Niestety na trzecią ćwiartkę nasza drużyna wyszła nieskoncentrowana. W ciągu dziesięciu minut Trójkolorowi zdobyli tylko 7 punktów, podczas gdy rywale – aż 26. Praktycznie żaden z rzutów oddawanych przez naszych zawodników nie chciał wpaść do kosza, do tego Wrocławianie popełnili mnóstwo niepotrzebnych strat. W całym meczu zaliczyli ich aż 23 – o 11 więcej od graczy z Żar. W ich drużynie szalał natomiast Maciej Fedoruk, który z 15 punktami na koncie był jednym z głównych budowniczych przewagi gospodarzy. Do czwartej części spotkania Wrocławianie przystępowali przegrywając 48:62 i oczywistym było, że jeśli chcą wygrać ten mecz to od początku muszą narzucić gospodarzom swój styl gry. Zaczęło się nieźle, bo od pięciu punktów zdobytych z rzędu. Niestety potem goście znowu musieli zmagać się ze swoją własną niemocą. Żarzanie zdobywali za to kolejne oczka, aż uzbierali ich 75. Przez trzy minuty, które pozostały do końca spotkania, koszykarze WKS-u zaliczyli jeszcze serial punktowy 9-0, ale przewaga rywala była zbyt duża i pierwsza porażka w sezonie stała się faktem. 

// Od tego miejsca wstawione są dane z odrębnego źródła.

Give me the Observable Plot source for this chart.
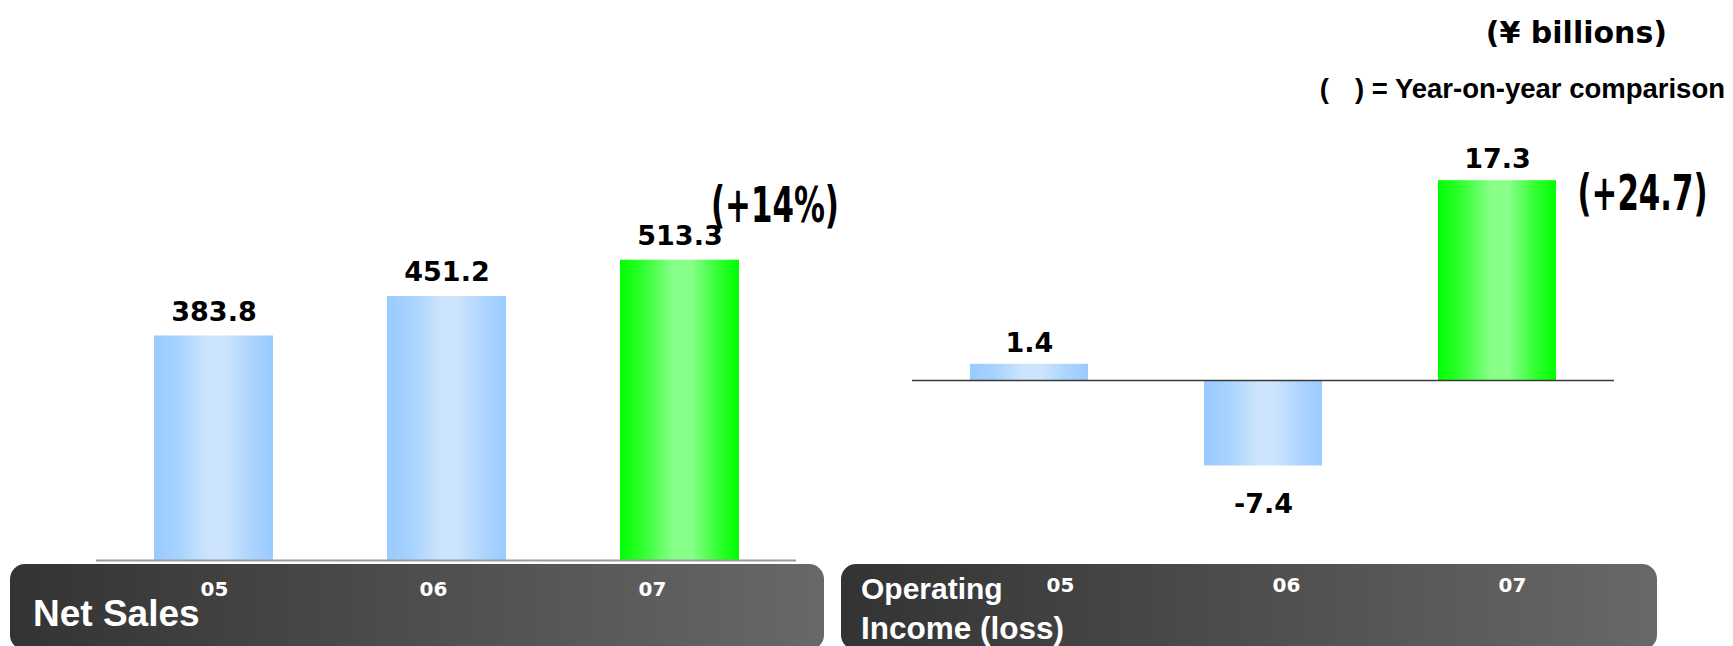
<!DOCTYPE html>
<html>
<head>
<meta charset="utf-8">
<script src="https://cdn.jsdelivr.net/npm/d3@7"></script>
<script src="https://cdn.jsdelivr.net/npm/@observablehq/plot@0.6"></script>
<style>
  html, body { margin: 0; padding: 0; background: #ffffff; }
  #stage { position: relative; width: 1733px; height: 646px; overflow: hidden; background: #ffffff; }
  .layer { position: absolute; left: 0; top: 0; width: 1733px; height: 646px; }
  .band { position: absolute; top: 564px; height: 86px; border-radius: 15px;
          background: linear-gradient(to right, #333333, #686868); }
  .txt { position: absolute; white-space: nowrap; line-height: 1; }
  .lib { font-family: "Liberation Sans", Arial, sans-serif; font-weight: bold; }
  .dej { font-family: "DejaVu Sans", sans-serif; font-weight: bold; }
</style>
</head>
<body>
<div id="stage">
  <svg width="0" height="0" style="position:absolute">
    <defs>
      <linearGradient id="gBlue" x1="0" x2="1" y1="0" y2="0">
        <stop offset="0%" stop-color="#99CBFF"/>
        <stop offset="20%" stop-color="#A6D2FF"/>
        <stop offset="45%" stop-color="#CCE4FD"/>
        <stop offset="60%" stop-color="#CCE4FD"/>
        <stop offset="82%" stop-color="#ACD4FF"/>
        <stop offset="100%" stop-color="#99CBFF"/>
      </linearGradient>
      <linearGradient id="gGreen" x1="0" x2="1" y1="0" y2="0">
        <stop offset="0%" stop-color="#00FF00"/>
        <stop offset="20%" stop-color="#33FF33"/>
        <stop offset="45%" stop-color="#88FF88"/>
        <stop offset="60%" stop-color="#88FF88"/>
        <stop offset="82%" stop-color="#33FF33"/>
        <stop offset="100%" stop-color="#00FF00"/>
      </linearGradient>
    </defs>
  </svg>
  <div class="band" style="left:10px; width:814px;"></div>
  <div class="band" style="left:841px; width:816px;"></div>
  <div id="salesPlot" class="layer"></div>
  <div id="salesAxis" class="layer"></div>
  <div id="incomePlot" class="layer"></div>
  <div id="incomeAxis" class="layer"></div>
  <div class="txt lib" style="left:33px; top:595px; font-size:37px; color:#fff;">Net Sales</div>
  <div class="txt lib" style="left:861px; top:574px; font-size:30px; color:#fff;">Operating</div>
  <div class="txt lib" style="left:861px; top:613px; font-size:31.5px; color:#fff;">Income (loss)</div>
  <div class="txt dej" style="right:66px; top:18px; font-size:30px; color:#000;">(¥ billions)</div>
  <div class="txt lib" style="right:8px; top:75px; font-size:27.5px; color:#000;">(<span style="display:inline-block;width:26px"></span>) = Year-on-year comparison</div>
</div>
<script>
// ---- data ----
const years = ["05", "06", "07"];
const netSales = [383.8, 451.2, 513.3];
const operatingIncome = [1.4, -7.4, 17.3];
const salesChangeLabel = "(+14%)";
const incomeChangeLabel = "(+24.7)";

const highlightYear = years[years.length - 1];
const salesData = years.map((year, i) => ({year, value: netSales[i]}));
const incomeData = years.map((year, i) => ({year, value: operatingIncome[i]}));

const W = 1733, H = 646;
const valueFont = "DejaVu Sans, sans-serif";
const condensedFont = "DejaVu Sans Condensed, DejaVu Sans, sans-serif";
const barFill = d => d.year === highlightYear ? "url(#gGreen)" : "url(#gBlue)";
const fmt = d => d.value.toFixed(1);
const transparent = {background: "transparent", overflow: "visible"};

// squeeze a text horizontally around its left edge (condensed look)
function condense(svg, label, length) {
  d3.select(svg).selectAll("text")
    .filter(function () { return this.textContent === label; })
    .each(function () {
      const b = this.getBBox();
      if (!b.width) return;
      const sx = length / b.width;
      const t = this.getAttribute("transform") || "";
      this.setAttribute("transform",
        `${t} translate(${b.x},0) scale(${sx},1) translate(${-b.x},0)`);
    });
}

// ---- Net Sales panel ----
const salesPlot = Plot.plot({
  width: W, height: H,
  marginLeft: 96, marginRight: W - 796, marginTop: 209, marginBottom: 86,
  style: transparent,
  x: {domain: years, paddingInner: 0.4914, paddingOuter: 0.2477, axis: null},
  y: {domain: [0, 600], axis: null},
  color: {type: "identity"},
  marks: [
    Plot.barY(salesData, {x: "year", y: "value", fill: barFill}),
    Plot.ruleY([0], {stroke: "#9a9a9a", strokeWidth: 2}),
    Plot.text(salesData, {x: "year", y: "value", text: fmt, dy: -24, lineAnchor: "middle",
      fontSize: 27, fontWeight: "bold", fontFamily: valueFont, fill: "#000"}),
    Plot.text(salesData.filter(d => d.year === highlightYear), {x: "year", y: "value",
      text: () => salesChangeLabel, textAnchor: "start", lineAnchor: "middle", dx: 31, dy: -54,
      fontSize: 50, fontWeight: "bold", fontFamily: condensedFont, fill: "#000"})
  ]
});
document.getElementById("salesPlot").append(salesPlot);
condense(salesPlot, salesChangeLabel, 128);

const salesAxis = Plot.plot({
  width: W, height: H,
  marginLeft: 103.25, marginRight: W - 761.75, marginTop: 0, marginBottom: 65,
  style: transparent,
  x: {type: "point", domain: years, padding: 0.5, axis: null},
  marks: [
    Plot.axisX({tickSize: 0, tickPadding: 0, label: null, fill: "#fff",
      fontSize: 20, fontWeight: "bold", fontFamily: valueFont})
  ]
});
document.getElementById("salesAxis").append(salesAxis);

// ---- Operating Income panel ----
const incomePlot = Plot.plot({
  width: W, height: H,
  marginLeft: 912, marginRight: W - 1614, marginTop: 149, marginBottom: 150.5,
  style: transparent,
  x: {domain: years, paddingInner: 0.4936, paddingOuter: 0.2468, axis: null},
  y: {domain: [-10, 20], axis: null},
  color: {type: "identity"},
  marks: [
    Plot.barY(incomeData, {x: "year", y: "value", fill: barFill}),
    Plot.ruleY([0], {stroke: "#3a3a3a", strokeWidth: 1.3}),
    Plot.text(incomeData.filter(d => d.value >= 0), {x: "year", y: "value", text: fmt, dy: -21,
      lineAnchor: "middle", fontSize: 27, fontWeight: "bold", fontFamily: valueFont, fill: "#000"}),
    Plot.text(incomeData.filter(d => d.value < 0), {x: "year", y: "value", text: fmt, dy: 38,
      lineAnchor: "middle", fontSize: 27, fontWeight: "bold", fontFamily: valueFont, fill: "#000"}),
    Plot.text(incomeData.filter(d => d.year === highlightYear), {x: "year", y: "value",
      text: () => incomeChangeLabel, textAnchor: "start", lineAnchor: "middle", dx: 80, dy: 13,
      fontSize: 50, fontWeight: "bold", fontFamily: condensedFont, fill: "#000"})
  ]
});
document.getElementById("incomePlot").append(incomePlot);
condense(incomePlot, incomeChangeLabel, 130);

const incomeAxis = Plot.plot({
  width: W, height: H,
  marginLeft: 945.75, marginRight: W - 1625.25, marginTop: 0, marginBottom: 69,
  style: transparent,
  x: {type: "point", domain: years, padding: 0.5, axis: null},
  marks: [
    Plot.axisX({tickSize: 0, tickPadding: 0, label: null, fill: "#fff",
      fontSize: 20, fontWeight: "bold", fontFamily: valueFont})
  ]
});
document.getElementById("incomeAxis").append(incomeAxis);
</script>
</body>
</html>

- Uważam, że zagraliśmy najsłabsze spotkanie w sezonie. Na pewno nie możemy usprawiedliwiać sie brakiem kilku podstawowych zawodników, ponieważ mecz był jak najbardziej do wygrania. Musimy się wystrzegać gry takiej jak w trzeciej kwarcie, kiedy drużyna z Żar odjechała nam na kilkanaście punktów i ciężko było wrócić do meczu. Teraz koncentrujemy się juz tylko i wyłącznie na kolejnym drugoligowym spotkaniu z Gimbasketem. W lidze jeszcze nie przegraliśmy i chcielibyśmy zakończyć pierwszą rundę bez porażki – komentuje Mikołaj Ratajczak, najlepszy punktujący Śląska w tym spotkaniu.

Choć Wrocławianie znacznie wygrali w tym meczu walkę na tablicach (46-33) to niestety nie byli w stanie przekuć tego na przewagę punktową. Zabrakło też gry zespołowej, którą wyróżniali się rywale (23 asysty, przy ledwie 9 Śląska). Kluczowa dla losów spotkania była też wspomniana wcześniej liczba strat. Najbliższą okazję do rehabilitacji koszykarze WKS-u będą mieli już w najbliższą niedzielę, kiedy na wyjeździe zmierzą się z Röbenem Gimbasketem Wrocław.

Mikołaj Ratajczak (18 pkt, 5 zb, 2 ast, 7 st), Maciej Krakowczyk (15 punktów, 8 zbiórek), Olaf Wysocki (3 pkt, 11 zb, 7 st), Kacper Kurkowiak (12 pkt, 7 zb).